Father's Day times two: Gay parents not hindered by state adoption law
WASHINGTON -- Luis Ortega plans to spend Father's Day with his son, Robert, at their favorite park, where they will remember Luis' partner and Robert's other dad, Christian Barco, who died suddenly last year.
"It's going to be awesome," said Ortega, of the picnic at Tucson's Reid Park, where Robert can be with both his dads.
"It's filled with so many memories. It's where we first took Robert," he said of the park. "It's where Robert and I spread Chris's ashes."
Hard numbers are difficult to come by, but Ortega appears to be among a small but growing number of adoptive gay parents in Arizona. An analysis of Census numbers by the Williams Institute at the University of California Los Angeles estimated that in 2010 there were 15,817 same-sex couples in Arizona, 2,608 of whom were raising children.
Those numbers come despite advocates' fears over a 2011 state law giving married couples preference over prospective single parents or unmarried couples - gay or straight. Opponents of the law worried that it would discriminate against gays.
"The dirty little secret behind this adoption bill is that it's not intended in the best interest of the kid," said Sen. Steve Gallardo, D-Phoenix. "It's about the discriminating against the LGBTQ community."
Gallardo said the "disgusting, discriminatory" law keeps children from finding "safe and loving forever homes" by putting gays and lesbians who want to be parents "in a lower tier than straight people."
"The state's priority should be about the child," Gallardo said. "We should be looking at who can provide this child with the safest, most loving environment. Not focusing who someone loves."
Supporters of the bill did not immediately return calls seeking comment. But advocates said the bill may not matter after all.
At Devereux, a state-funded adoptive and foster agency, the "law can create a bias," said Yvette Jackson, the director of operations. But it has not stopped the state-funded agency from placing more than 100 children with both single and coupled gay adoptive parents.
Devereux considers what is best for the child based on home checks, background checks, and the relationship between the child and the potential parents, Jackson said, not a person's sexual orientation.
"Everyone should be looked at in an inclusive way," Jackson said. "They should all be judged on the same ground."

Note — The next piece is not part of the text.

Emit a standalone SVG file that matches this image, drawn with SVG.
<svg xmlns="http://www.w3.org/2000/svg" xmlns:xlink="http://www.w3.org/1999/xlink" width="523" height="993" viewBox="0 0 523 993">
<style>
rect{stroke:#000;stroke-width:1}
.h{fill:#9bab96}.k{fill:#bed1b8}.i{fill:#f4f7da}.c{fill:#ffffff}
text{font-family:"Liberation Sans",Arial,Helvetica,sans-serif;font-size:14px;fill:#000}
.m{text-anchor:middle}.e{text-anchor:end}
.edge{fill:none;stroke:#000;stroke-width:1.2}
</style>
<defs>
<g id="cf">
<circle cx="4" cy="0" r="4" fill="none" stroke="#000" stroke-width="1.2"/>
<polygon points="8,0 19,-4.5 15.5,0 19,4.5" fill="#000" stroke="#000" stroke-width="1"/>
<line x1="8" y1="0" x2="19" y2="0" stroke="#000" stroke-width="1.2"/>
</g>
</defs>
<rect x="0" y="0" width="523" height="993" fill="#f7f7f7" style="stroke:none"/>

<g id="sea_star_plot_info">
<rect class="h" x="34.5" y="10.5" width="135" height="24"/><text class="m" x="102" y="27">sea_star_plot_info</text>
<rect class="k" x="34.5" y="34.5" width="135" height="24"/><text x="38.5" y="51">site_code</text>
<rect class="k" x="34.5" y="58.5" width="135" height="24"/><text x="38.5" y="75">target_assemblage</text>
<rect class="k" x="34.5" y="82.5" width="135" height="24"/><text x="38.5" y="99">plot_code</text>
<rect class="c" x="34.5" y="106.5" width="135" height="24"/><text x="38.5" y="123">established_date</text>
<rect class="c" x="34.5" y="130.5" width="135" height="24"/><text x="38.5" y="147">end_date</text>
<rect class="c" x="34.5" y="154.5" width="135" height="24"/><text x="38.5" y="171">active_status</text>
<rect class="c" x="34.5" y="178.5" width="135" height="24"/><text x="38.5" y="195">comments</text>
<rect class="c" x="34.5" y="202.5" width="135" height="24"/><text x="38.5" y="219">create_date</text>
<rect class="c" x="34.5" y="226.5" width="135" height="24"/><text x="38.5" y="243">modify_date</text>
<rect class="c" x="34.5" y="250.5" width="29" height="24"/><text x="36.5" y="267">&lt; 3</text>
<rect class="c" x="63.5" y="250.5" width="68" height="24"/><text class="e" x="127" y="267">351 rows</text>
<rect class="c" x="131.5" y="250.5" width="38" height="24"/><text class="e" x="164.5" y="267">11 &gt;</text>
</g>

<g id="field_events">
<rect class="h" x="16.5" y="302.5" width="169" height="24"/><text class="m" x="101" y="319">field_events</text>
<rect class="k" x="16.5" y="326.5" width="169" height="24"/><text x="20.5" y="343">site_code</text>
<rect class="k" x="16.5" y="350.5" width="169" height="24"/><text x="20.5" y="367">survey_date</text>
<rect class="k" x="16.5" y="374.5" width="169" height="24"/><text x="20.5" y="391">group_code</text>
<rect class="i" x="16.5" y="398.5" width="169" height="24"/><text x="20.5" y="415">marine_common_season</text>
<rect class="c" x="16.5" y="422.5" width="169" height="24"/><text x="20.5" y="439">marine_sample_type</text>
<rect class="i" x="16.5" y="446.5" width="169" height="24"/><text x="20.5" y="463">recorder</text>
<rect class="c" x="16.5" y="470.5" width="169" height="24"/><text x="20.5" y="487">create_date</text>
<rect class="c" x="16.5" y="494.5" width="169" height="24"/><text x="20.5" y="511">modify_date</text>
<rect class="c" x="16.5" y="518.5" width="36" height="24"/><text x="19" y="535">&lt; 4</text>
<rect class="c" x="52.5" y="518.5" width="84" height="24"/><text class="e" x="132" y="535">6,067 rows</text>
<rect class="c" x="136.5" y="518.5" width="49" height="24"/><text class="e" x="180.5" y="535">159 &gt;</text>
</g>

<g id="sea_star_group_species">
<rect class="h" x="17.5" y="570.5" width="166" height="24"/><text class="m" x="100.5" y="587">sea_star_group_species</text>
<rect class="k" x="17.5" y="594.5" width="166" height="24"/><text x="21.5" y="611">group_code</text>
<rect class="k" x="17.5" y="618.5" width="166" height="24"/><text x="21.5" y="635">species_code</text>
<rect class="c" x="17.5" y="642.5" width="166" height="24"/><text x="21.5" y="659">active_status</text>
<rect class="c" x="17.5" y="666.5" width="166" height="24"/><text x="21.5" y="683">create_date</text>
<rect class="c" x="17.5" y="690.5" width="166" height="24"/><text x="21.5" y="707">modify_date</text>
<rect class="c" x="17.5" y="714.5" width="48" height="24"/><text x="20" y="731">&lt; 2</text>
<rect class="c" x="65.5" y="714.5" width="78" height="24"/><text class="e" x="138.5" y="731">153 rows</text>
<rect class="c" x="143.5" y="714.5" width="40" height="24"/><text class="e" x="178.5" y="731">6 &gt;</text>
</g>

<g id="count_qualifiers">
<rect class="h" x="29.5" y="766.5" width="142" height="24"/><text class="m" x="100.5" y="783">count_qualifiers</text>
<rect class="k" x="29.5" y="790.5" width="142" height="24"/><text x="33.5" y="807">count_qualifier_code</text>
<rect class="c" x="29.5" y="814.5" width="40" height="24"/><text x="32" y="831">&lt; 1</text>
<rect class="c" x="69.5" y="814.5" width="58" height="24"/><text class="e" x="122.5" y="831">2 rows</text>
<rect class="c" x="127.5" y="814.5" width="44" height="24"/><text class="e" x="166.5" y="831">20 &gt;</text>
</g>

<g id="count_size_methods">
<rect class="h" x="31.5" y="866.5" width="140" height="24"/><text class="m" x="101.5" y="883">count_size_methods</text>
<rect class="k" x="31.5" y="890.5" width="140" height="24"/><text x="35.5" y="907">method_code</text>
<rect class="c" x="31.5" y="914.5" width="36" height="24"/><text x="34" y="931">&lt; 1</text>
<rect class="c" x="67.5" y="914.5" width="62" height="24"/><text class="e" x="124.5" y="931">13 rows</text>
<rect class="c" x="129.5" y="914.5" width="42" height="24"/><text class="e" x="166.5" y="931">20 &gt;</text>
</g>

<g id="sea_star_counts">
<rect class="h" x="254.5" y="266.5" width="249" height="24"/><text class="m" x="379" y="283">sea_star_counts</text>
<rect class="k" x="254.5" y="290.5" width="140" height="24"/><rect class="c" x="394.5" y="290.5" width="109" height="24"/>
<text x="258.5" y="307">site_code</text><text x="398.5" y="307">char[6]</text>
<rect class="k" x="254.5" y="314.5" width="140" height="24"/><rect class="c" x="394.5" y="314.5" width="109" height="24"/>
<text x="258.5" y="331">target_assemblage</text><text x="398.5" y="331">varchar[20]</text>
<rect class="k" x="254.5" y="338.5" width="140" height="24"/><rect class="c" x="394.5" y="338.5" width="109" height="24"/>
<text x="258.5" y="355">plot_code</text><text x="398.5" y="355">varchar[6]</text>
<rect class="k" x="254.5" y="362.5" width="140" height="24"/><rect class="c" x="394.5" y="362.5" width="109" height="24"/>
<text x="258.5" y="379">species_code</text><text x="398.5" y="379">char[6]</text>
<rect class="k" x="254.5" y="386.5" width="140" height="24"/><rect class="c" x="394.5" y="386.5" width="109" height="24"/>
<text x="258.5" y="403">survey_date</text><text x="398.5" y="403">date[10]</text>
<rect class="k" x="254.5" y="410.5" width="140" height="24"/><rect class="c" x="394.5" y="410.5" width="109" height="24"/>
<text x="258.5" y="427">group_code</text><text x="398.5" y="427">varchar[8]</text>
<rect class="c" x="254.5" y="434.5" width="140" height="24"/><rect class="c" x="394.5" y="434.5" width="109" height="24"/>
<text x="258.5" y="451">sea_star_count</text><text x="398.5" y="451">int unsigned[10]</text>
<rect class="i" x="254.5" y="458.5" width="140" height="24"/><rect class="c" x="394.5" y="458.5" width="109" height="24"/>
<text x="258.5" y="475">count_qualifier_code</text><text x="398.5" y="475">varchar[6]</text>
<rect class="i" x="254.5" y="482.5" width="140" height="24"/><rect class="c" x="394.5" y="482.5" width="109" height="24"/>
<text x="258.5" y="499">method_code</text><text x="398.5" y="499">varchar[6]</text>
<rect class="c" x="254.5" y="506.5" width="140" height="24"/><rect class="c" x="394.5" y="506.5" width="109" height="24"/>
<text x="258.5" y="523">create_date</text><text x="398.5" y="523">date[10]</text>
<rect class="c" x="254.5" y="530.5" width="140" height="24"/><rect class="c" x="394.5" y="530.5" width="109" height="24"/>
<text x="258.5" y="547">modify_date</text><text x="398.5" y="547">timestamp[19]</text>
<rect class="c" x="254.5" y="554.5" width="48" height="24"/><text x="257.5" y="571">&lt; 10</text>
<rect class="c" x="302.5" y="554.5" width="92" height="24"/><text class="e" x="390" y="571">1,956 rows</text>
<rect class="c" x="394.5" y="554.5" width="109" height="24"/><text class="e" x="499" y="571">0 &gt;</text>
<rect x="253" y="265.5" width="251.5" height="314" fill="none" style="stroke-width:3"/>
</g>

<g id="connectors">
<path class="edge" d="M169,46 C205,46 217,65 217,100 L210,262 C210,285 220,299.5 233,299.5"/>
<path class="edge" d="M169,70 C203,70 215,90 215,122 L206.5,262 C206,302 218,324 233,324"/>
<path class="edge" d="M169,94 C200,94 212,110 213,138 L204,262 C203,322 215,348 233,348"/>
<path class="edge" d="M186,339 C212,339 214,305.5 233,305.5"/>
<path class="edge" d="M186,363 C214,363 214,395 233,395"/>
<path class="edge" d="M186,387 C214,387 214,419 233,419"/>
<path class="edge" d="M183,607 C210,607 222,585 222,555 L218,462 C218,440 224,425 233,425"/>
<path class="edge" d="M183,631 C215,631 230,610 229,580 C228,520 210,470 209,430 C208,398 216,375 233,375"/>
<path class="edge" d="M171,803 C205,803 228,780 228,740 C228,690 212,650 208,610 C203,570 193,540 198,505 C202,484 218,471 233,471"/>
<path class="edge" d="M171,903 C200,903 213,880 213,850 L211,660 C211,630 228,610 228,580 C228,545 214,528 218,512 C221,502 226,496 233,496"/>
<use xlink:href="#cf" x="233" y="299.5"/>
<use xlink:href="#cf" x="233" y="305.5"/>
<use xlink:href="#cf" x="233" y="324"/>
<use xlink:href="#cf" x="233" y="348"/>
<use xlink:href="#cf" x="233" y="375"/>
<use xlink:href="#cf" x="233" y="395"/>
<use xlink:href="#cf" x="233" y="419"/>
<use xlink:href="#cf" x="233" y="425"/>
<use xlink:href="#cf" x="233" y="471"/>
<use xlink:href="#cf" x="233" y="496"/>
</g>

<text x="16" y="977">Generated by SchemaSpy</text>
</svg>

Jackie Semar, executive director of the International Child Foundation Inc., said the law "really hasn't affected" her private Tucson adoption agency.
The agency doesn't "have to deal with that situation very often," because is is private and not state-funded. It works exclusively with birth mothers and potential adoptive parents, Semar said.
Semar said the agency always "respect the preference of the birth mother" unless the request is "absolutely not" in the best interest of the child.
For Ortega and Barco, the adoption law was not an issue. They began working with Devereux in 2009 and learned in 2010 that that they would finally be able to adopt Robert, the little boy they already considered their son.
But there was still a legal catch: Arizona law only allows for one person in a couple to be an adopted child's legal guardian. Robert could only be adopted by one of them, said Ortega.
Despite initial anger, the couple decided Ortega would be Robert's legal guardian, and they headed to a Tucson courthouse where Ortega was prepared to stand alone in front of the judge to become Robert's dad.
Instead, the judge called both men up and made them take the adoption oath together, Ortega said.
"She made it very clear" that he and Barco both were responsible as parents to Robert, Ortega said, and should share the roles and duties equally.
"It was unexpected, but a great feeling," Ortega said. "We felt very equal."
Barco died suddenly last fall, after suffering an aneurysm, leaving Ortega as a single dad. It will make for a bittersweet Father's Day for Robert, now 7, and Ortega.
Even though there was only one dad on paper, however, the two dads were able to give Robert both of their names: Ortega-Barco.
For Ortega, he knows that Robert "was ours and no piece of paper would ever change that."